Mercy recently acquired a device called R2P to treat peripheral artery disease. With it, surgeons access arteries that need cleaned through a small incision in the wrist that simply requires a small bandage post-surgery, he said. Mercy officials say the health system is one of the first hospitals in the country to adopt such technology.

For good use
Cavagnol said new procedures and technology must have a positive effect on patient care.

“We don’t want to adopt something just because it’s shiny and new. It has to result in better patient outcomes,” he said. “There are some items out there that are attractive because they use a different type of technology, but it doesn’t show better patient outcomes.”

Another advancement in technology adopted in 2016 has permitted chronically ill patients to receive care at home through Mercy Virtual, he said.

“We hook them up with what’s called vEngagement and they send the patient an iPad and sensors,” he said. “Every day they check in with that patient, and they manage that patient day-to-day.”

Doctors are able to diagnose symptoms, prescribe medication and treatment and manage care, all virtually, Cavagnol said. In the Springfield area, 531 patients are enrolled in the program.

“It’s kept people out of the hospital and improved their care,” he said.

Along with the chronically ill, advances in virtual care technology also are helping school-aged children.

Rogers said CoxHealth developed telehealth centers that are now in 31 area schools.
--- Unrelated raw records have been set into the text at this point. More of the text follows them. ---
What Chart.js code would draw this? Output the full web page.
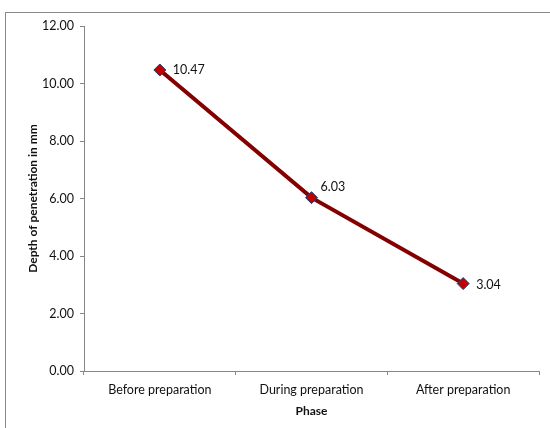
<!DOCTYPE html>
<html>
<head>
<meta charset="utf-8">
<script src="https://cdn.jsdelivr.net/npm/chart.js@4/dist/chart.umd.min.js"></script>
<style>
  html, body { margin: 0; padding: 0; background: #fff; }
  #wrap { width: 550px; height: 428px; position: relative; }
</style>
</head>
<body>
<div id="wrap"><canvas id="c" width="550" height="428"></canvas></div>
<script>
const categories = ["Before preparation", "During preparation", "After preparation"];
const depthValues = [10.47, 6.03, 3.04];
const yTicks = [0, 2, 4, 6, 8, 10, 12];
const xTitle = "Phase";
const yTitle = "Depth of penetration in mm";

const FONT = "Lato, 'Open Sans', sans-serif";

const frame = {
  id: 'frame',
  beforeDraw(chart) {
    const ctx = chart.ctx;
    ctx.save();
    ctx.strokeStyle = '#8a8a8a';
    ctx.lineWidth = 1;
    ctx.strokeRect(5.5, 12.5, 700, 700);
    ctx.restore();
  }
};

const labelOffsets = [[13, 0], [9, -11], [13, 1]];
const dataLabels = {
  id: 'dataLabels',
  afterDatasetsDraw(chart) {
    const ctx = chart.ctx;
    const meta = chart.getDatasetMeta(0);
    ctx.save();
    ctx.font = "12.5px " + FONT;
    ctx.fillStyle = '#111';
    ctx.textAlign = 'left';
    ctx.textBaseline = 'middle';
    meta.data.forEach((pt, i) => {
      const v = chart.data.datasets[0].data[i];
      const o = labelOffsets[i];
      ctx.fillText(v.toFixed(2), pt.x + o[0], pt.y + o[1]);
    });
    ctx.restore();
  }
};

new Chart(document.getElementById('c'), {
  type: 'line',
  data: {
    labels: categories,
    datasets: [{
      data: depthValues,
      borderColor: '#840000',
      borderWidth: 4,
      pointStyle: 'rectRot',
      pointRadius: 6,
      pointBackgroundColor: '#c00000',
      pointBorderColor: '#2a3a6a',
      pointBorderWidth: 1,
      tension: 0,
      fill: false
    }]
  },
  options: {
    responsive: false,
    animation: false,
    devicePixelRatio: 1,
    layout: { padding: { left: 0, top: 26, right: 11, bottom: 0 } },
    plugins: { legend: { display: false }, tooltip: { enabled: false } },
    scales: {
      x: {
        type: 'category',
        offset: true,
        afterFit(s) { s.height = 57; },
        grid: { offset: true, drawOnChartArea: false, tickLength: 4, color: '#868686' },
        border: { color: '#868686', width: 1 },
        ticks: { padding: 7, color: '#111', font: { family: FONT, size: 12.5 }, maxRotation: 0 },
        title: { display: true, text: xTitle, color: '#111', font: { family: FONT, size: 12, weight: 'bold' }, padding: { top: 0, bottom: 10 } }
      },
      y: {
        min: 0,
        max: 12,
        afterFit(s) { s.width = 84; },
        afterBuildTicks(s) { s.ticks = yTicks.map(v => ({ value: v })); },
        grid: { drawOnChartArea: false, tickLength: 4, color: '#868686' },
        border: { color: '#868686', width: 1 },
        ticks: { padding: 6, color: '#111', font: { family: FONT, size: 12.5 }, callback: v => Number(v).toFixed(2) },
        title: { display: true, text: yTitle, color: '#111', font: { family: FONT, size: 12, weight: 'bold' }, padding: { top: 26, bottom: 0 } }
      }
    }
  },
  plugins: [frame, dataLabels]
});
</script>
</body>
</html>
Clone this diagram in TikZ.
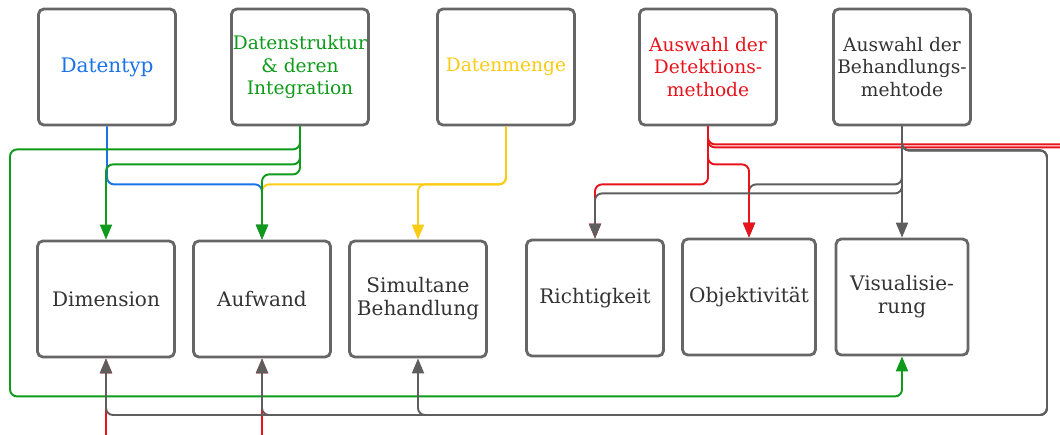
\documentclass[tikz,border=0pt]{standalone}
\usepackage{fontspec}
\setmainfont{DejaVu Serif}
\usetikzlibrary{arrows.meta}

\definecolor{cblue}{HTML}{1A73E8}
\definecolor{cgreen}{HTML}{0E9A1A}
\definecolor{cyellow}{HTML}{FCCB14}
\definecolor{cred}{HTML}{E8141C}
\definecolor{cgray}{HTML}{5E5E5E}
\definecolor{boxgray}{HTML}{666666}
\definecolor{txtgray}{HTML}{333333}

\begin{document}
\begin{tikzpicture}[
  x=0.02cm, y=-0.02cm,
  box/.style={draw=boxgray, line width=1.6pt, rounded corners=3pt,
    minimum width=2.74cm, minimum height=2.32cm, inner sep=0pt,
    align=center, text=txtgray, font=\fontsize{10.6}{12.6}\selectfont},
  bigbox/.style={box, font=\fontsize{11.4}{13.2}\selectfont},
  conn/.style={line width=1.1pt, rounded corners=4pt},
  arr/.style={conn, -{Triangle[length=8.5pt,width=6.8pt]}}
]
\useasboundingbox (0,0) rectangle (1060,434);
\clip (0,0) rectangle (1060,434);

% ---- top row: Einflussgroessen ----
\node[bigbox, text=cblue] (dtyp) at (107,67) {Datentyp};
\node[box, text=cgreen]   (dstr) at (300,67) {Datenstruktur\\\& deren\\Integration};
\node[box, text=cyellow]  (dmen) at (506,67) {Datenmenge};
\node[box, text=cred]     (adet) at (708,67) {Auswahl der\\Detektions-\\methode};
\node[box]                (abeh) at (902,67) {Auswahl der\\Behandlungs-\\mehtode};

% ---- bottom row: Kriterien ----
\node[bigbox] (dim)   at (106,299) {Dimension};
\node[bigbox] (auf)   at (262,299) {Aufwand};
\node[bigbox] (sim)   at (418,299) {Simultane\\Behandlung};
\node[bigbox] (richt) at (595,298) {Richtigkeit};
\node[bigbox, minimum width=2.66cm] (obj) at (749,297) {Objektivität};
\node[bigbox, minimum width=2.64cm] (vis) at (902,297) {Visualisie-\\rung};

% Datenmenge
\draw[arr, cyellow] (dmen.south) -- ++(0,58) -| (auf.north);
\draw[arr, cyellow] (dmen.south) -- ++(0,58) -| (sim.north);

% Datentyp
\draw[arr, cblue] (dtyp.south) -- ++(0,58) -| (auf.north);

% Datenstruktur
\draw[arr, cgreen] (dstr.south) -- ++(0,23) -| ++(-290,247) -| (vis.south);
\draw[arr, cgreen] (dstr.south) -- ++(0,38) -| (dim.north);
\draw[arr, cgreen] (dstr.south) -- ++(0,48) -| (auf.north);

% Behandlungsmethode -> Objektivitaet (unter Rot)
\draw[arr, cgray] (abeh.south) -- ++(0,58) -| (obj.north);

% Detektionsmethode
\draw[arr, cred] (adet.south) -- ++(0,18) -| (1078,452) -| (dim.south);
\draw[arr, cred] (adet.south) -- ++(0,21) -| (1074,448) -| (auf.south);
\draw[arr, cred] (adet.south) -- ++(0,58) -| (richt.north);
\draw[arr, cred] (adet.south) -- ++(0,38) -| (obj.north);

% Behandlungsmethode
\draw[arr, cgray] (abeh.south) -- (vis.north);
\draw[arr, cgray] (abeh.south) -- ++(0,67) -| (richt.north);
\draw[arr, cgray] (abeh.south) -- ++(0,24) -| (1047,415) -| (dim.south);
\draw[arr, cgray] (abeh.south) -- ++(0,24) -| (1047,415) -| (auf.south);
\draw[arr, cgray] (abeh.south) -- ++(0,24) -| (1047,415) -| (sim.south);
\end{tikzpicture}
\end{document}
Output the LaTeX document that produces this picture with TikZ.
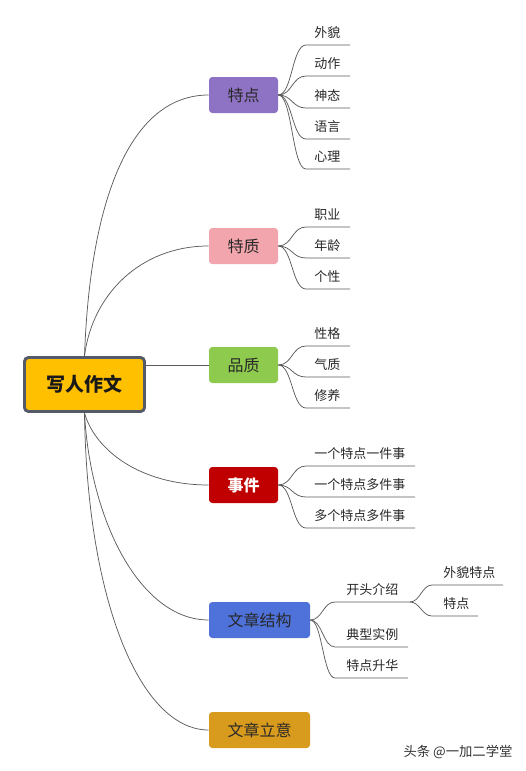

The centers can help diagnose symptoms and prescribe medications.

For example, an elementary school student kept missing school because his family couldn’t afford asthma medication. The virtual care was able to help.

“Nationally, the data says outcomes are better when kids are in school,” he said. “How do you keep them in school? Let’s give them access to health care.”

Cole said health care’s technology boom is good for patients and hospital systems.

His idea to bring biometric readers to CoxHealth began rolling out with employee enrollment Aug. 27 with the goal of all check-in desks having the devices by first-quarter 2019.

“One of the things I was most excited about with this idea is that we’re getting to use technology to help doctors and save lives,” he said.